* **Short exercise**
Reproduce this listing in full.

Data section start

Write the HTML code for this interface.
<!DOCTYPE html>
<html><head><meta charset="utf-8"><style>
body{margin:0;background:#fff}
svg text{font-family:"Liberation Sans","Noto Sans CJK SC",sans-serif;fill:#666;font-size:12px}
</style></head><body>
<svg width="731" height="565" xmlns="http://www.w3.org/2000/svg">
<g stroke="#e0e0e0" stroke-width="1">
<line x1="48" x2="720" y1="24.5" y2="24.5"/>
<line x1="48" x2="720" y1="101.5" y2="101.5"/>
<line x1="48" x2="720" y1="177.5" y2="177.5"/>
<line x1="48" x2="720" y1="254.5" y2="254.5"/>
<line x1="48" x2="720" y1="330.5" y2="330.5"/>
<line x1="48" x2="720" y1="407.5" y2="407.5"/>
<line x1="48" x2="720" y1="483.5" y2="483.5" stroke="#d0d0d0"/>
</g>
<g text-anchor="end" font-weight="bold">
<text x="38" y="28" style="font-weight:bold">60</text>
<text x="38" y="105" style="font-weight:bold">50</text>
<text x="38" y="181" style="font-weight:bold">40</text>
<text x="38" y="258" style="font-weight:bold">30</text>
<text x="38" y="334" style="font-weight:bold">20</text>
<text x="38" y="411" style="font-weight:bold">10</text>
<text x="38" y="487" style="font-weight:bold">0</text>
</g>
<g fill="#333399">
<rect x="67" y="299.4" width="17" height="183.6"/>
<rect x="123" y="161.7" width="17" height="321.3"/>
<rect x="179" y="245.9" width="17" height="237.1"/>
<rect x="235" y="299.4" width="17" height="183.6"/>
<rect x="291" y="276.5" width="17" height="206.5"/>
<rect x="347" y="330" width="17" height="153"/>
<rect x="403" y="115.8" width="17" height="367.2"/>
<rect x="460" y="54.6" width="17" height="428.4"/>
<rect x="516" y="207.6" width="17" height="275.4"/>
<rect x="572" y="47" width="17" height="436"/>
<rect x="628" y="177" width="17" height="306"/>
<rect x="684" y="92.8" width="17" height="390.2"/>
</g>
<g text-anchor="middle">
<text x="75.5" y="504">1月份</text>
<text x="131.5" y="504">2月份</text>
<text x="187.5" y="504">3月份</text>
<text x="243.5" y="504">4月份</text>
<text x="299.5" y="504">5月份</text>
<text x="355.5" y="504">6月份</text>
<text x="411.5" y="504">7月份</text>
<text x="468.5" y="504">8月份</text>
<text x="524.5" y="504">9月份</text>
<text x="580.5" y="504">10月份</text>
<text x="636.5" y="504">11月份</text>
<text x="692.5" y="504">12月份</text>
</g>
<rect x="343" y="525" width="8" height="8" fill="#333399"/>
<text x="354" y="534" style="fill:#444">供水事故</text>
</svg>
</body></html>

Data section end

* **Written solution**
Write the HTML code for this interface.
<!DOCTYPE html>
<html><head><meta charset="utf-8"><style>
body{margin:0;background:#fff}
svg text{font-family:"Liberation Sans","Noto Sans CJK SC",sans-serif;fill:#666;font-size:12px}
</style></head><body>
<svg width="731" height="565" xmlns="http://www.w3.org/2000/svg">
<g stroke="#e0e0e0" stroke-width="1">
<line x1="48" x2="720" y1="24.5" y2="24.5"/>
<line x1="48" x2="720" y1="101.5" y2="101.5"/>
<line x1="48" x2="720" y1="177.5" y2="177.5"/>
<line x1="48" x2="720" y1="254.5" y2="254.5"/>
<line x1="48" x2="720" y1="330.5" y2="330.5"/>
<line x1="48" x2="720" y1="407.5" y2="407.5"/>
<line x1="48" x2="720" y1="483.5" y2="483.5" stroke="#d0d0d0"/>
</g>
<g text-anchor="end" font-weight="bold">
<text x="38" y="28" style="font-weight:bold">60</text>
<text x="38" y="105" style="font-weight:bold">50</text>
<text x="38" y="181" style="font-weight:bold">40</text>
<text x="38" y="258" style="font-weight:bold">30</text>
<text x="38" y="334" style="font-weight:bold">20</text>
<text x="38" y="411" style="font-weight:bold">10</text>
<text x="38" y="487" style="font-weight:bold">0</text>
</g>
<g fill="#333399">
<rect x="67" y="299.4" width="17" height="183.6"/>
<rect x="123" y="161.7" width="17" height="321.3"/>
<rect x="179" y="245.9" width="17" height="237.1"/>
<rect x="235" y="299.4" width="17" height="183.6"/>
<rect x="291" y="276.5" width="17" height="206.5"/>
<rect x="347" y="330" width="17" height="153"/>
<rect x="403" y="115.8" width="17" height="367.2"/>
<rect x="460" y="54.6" width="17" height="428.4"/>
<rect x="516" y="207.6" width="17" height="275.4"/>
<rect x="572" y="47" width="17" height="436"/>
<rect x="628" y="177" width="17" height="306"/>
<rect x="684" y="92.8" width="17" height="390.2"/>
</g>
<g text-anchor="middle">
<text x="75.5" y="504">1月份</text>
<text x="131.5" y="504">2月份</text>
<text x="187.5" y="504">3月份</text>
<text x="243.5" y="504">4月份</text>
<text x="299.5" y="504">5月份</text>
<text x="355.5" y="504">6月份</text>
<text x="411.5" y="504">7月份</text>
<text x="468.5" y="504">8月份</text>
<text x="524.5" y="504">9月份</text>
<text x="580.5" y="504">10月份</text>
<text x="636.5" y="504">11月份</text>
<text x="692.5" y="504">12月份</text>
</g>
<rect x="343" y="525" width="8" height="8" fill="#333399"/>
<text x="354" y="534" style="fill:#444">供水事故</text>
</svg>
</body></html>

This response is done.